FANS feeling a little nervous about Sunday’s game against Stockport County may find some solace in the fact Wanderers boast an excellent record against non-league clubs in the FA Cup.

Since the turn of the last century, Bolton have lost just one of 18 meetings with sides based outside the Football League – and that was 110 years ago!

Stockport were only relegated from the 92 in 2011, falling to the sixth tier of English football a couple of years later. But with fresh investment and a new manager in Dave Challinor, the Hatters are hoping to return to the EFL in the near future.

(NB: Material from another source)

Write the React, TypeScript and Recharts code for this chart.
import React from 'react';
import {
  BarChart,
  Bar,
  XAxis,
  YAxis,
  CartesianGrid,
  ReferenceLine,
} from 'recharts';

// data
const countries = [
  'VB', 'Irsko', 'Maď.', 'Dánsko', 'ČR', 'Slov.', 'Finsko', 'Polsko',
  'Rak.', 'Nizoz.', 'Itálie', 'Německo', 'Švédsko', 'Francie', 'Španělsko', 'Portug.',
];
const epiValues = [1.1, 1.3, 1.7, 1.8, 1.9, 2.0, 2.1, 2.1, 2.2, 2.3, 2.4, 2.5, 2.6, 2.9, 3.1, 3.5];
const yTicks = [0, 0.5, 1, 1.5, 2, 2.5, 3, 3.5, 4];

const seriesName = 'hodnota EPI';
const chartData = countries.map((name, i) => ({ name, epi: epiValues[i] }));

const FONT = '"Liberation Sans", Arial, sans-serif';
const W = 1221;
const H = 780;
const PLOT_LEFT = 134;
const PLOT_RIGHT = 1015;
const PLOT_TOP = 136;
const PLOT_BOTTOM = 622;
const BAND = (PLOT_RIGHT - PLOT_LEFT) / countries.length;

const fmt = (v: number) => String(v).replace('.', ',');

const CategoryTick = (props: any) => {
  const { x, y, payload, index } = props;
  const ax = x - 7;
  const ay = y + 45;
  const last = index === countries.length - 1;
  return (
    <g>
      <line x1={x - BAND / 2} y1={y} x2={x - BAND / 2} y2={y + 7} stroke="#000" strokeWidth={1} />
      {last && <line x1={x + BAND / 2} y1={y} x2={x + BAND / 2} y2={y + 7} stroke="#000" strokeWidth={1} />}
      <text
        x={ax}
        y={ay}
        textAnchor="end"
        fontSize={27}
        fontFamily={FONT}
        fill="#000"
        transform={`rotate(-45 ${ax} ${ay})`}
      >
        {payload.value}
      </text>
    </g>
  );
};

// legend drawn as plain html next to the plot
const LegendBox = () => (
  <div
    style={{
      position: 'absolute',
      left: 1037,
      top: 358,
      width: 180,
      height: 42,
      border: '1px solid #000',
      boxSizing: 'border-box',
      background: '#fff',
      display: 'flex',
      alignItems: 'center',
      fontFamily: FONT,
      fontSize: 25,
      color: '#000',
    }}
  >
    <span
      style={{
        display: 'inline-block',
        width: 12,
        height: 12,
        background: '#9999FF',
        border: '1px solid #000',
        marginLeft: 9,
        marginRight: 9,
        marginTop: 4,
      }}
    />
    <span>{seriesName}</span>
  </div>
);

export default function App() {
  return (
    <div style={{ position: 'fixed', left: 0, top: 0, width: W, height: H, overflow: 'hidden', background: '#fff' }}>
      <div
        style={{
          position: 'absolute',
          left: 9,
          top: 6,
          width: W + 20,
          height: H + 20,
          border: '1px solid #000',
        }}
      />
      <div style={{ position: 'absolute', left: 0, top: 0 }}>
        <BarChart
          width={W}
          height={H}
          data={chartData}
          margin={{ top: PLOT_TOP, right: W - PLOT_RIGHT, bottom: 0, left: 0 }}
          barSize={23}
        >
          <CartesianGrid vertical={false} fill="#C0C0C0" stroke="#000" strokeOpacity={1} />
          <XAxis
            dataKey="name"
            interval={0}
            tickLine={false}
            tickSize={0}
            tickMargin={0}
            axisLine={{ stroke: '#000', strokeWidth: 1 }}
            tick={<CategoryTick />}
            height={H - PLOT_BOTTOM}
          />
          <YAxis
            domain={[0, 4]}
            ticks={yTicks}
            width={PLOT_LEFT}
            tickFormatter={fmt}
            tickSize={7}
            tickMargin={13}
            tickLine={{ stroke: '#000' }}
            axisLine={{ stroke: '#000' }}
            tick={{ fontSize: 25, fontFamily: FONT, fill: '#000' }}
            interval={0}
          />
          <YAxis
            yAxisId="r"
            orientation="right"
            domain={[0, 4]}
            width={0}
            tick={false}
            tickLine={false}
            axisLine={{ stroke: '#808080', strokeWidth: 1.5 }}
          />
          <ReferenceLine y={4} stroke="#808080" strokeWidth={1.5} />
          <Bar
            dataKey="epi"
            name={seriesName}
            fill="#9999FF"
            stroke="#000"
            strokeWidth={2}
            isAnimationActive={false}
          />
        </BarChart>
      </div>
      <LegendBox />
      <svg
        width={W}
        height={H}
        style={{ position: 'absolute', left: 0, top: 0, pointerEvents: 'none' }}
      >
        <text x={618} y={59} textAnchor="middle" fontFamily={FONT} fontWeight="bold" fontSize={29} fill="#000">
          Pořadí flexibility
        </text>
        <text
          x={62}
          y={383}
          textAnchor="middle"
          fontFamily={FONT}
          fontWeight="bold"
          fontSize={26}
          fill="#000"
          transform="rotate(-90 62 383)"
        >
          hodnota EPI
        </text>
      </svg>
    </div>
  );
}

Before the restructure of the FA Cup the modern format, in which clubs from the top two divisions begin in the third round and most non-league clubs would have to qualify for the ‘proper’ rounds, Wanderers actually fell foul to a couple of non-Football League sides.

In 1888/89 they became the first English side to be knocked out by a non-English non-league team as they lost 4-0 to Irish outfit Linfield Athletic as a First Division Club.

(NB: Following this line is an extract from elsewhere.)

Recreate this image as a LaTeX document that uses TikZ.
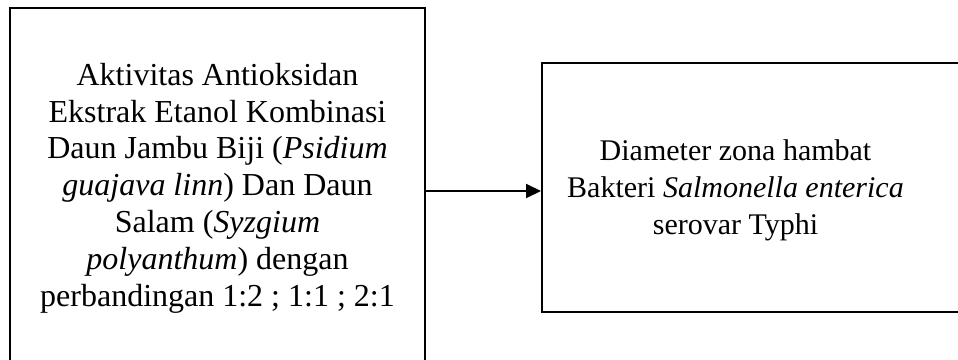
\documentclass[tikz,border=0pt]{standalone}
\usepackage{fontspec}
\setmainfont{Liberation Serif}
\usetikzlibrary{arrows.meta}
\begin{document}
\begin{tikzpicture}[x=1pt,y=1pt,
  boxnode/.style={draw=black,line width=2pt,inner sep=0pt},
  txt/.style={align=center,font=\fontsize{32}{36.8}\selectfont,inner sep=0pt},
  txtr/.style={align=center,font=\fontsize{30}{37}\selectfont,inner sep=0pt},
  conn/.style={line width=2pt,-{Triangle[length=15pt,width=14pt]}}]
\useasboundingbox (0,0) rectangle (958,-359);
\clip (0,0) rectangle (958,-359);
\node[boxnode,minimum width=415pt,minimum height=366pt] (l) at (217.5,-191) {};
\node[txt] (lt) at (217.5,-188) {Aktivitas Antioksidan\\Ekstrak Etanol Kombinasi\\Daun Jambu Biji (\textit{Psidium}\\\textit{guajava linn}) Dan Daun\\Salam (\textit{Syzgium}\\\textit{polyanthum}) dengan\\perbandingan 1:2 ; 1:1 ; 2:1};
\node[boxnode,minimum width=440pt,minimum height=249pt] (r) at (762,-187.7) {};
\node[txtr] (rt) at (735.5,-190) {Diameter zona hambat\\Bakteri \textit{Salmonella enterica}\\serovar Typhi};
\draw[conn] (l.east) -- (l.east -| r.west);
\end{tikzpicture}
\end{document}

And the following season they were beaten again by non-league opponents, this time in the form of The Wednesday. Incredibly, this happened at the semi-final stage.

It happened again in 1911, when Chesterfield beat the Whites 2-0 at Burnden Park, a decade before they became one of the founder members of the Division Three North.

The FA Cup got a shake-up in 1925/26, which meant there were more hurdles to jump for teams lower down the emerging ‘pyramid’ and it took on roughly the same structure which is followed to this very day.

Since the turn of the last century Wanderers have faced non-league opposition in the FA Cup on 18 occasions – they slugged it out against Bangor in the snow at Burnden, faced Rossendale United at Bury’s Gigg Lane in the second round and Wakefield-Emley in Huddersfield but emerged unscathed.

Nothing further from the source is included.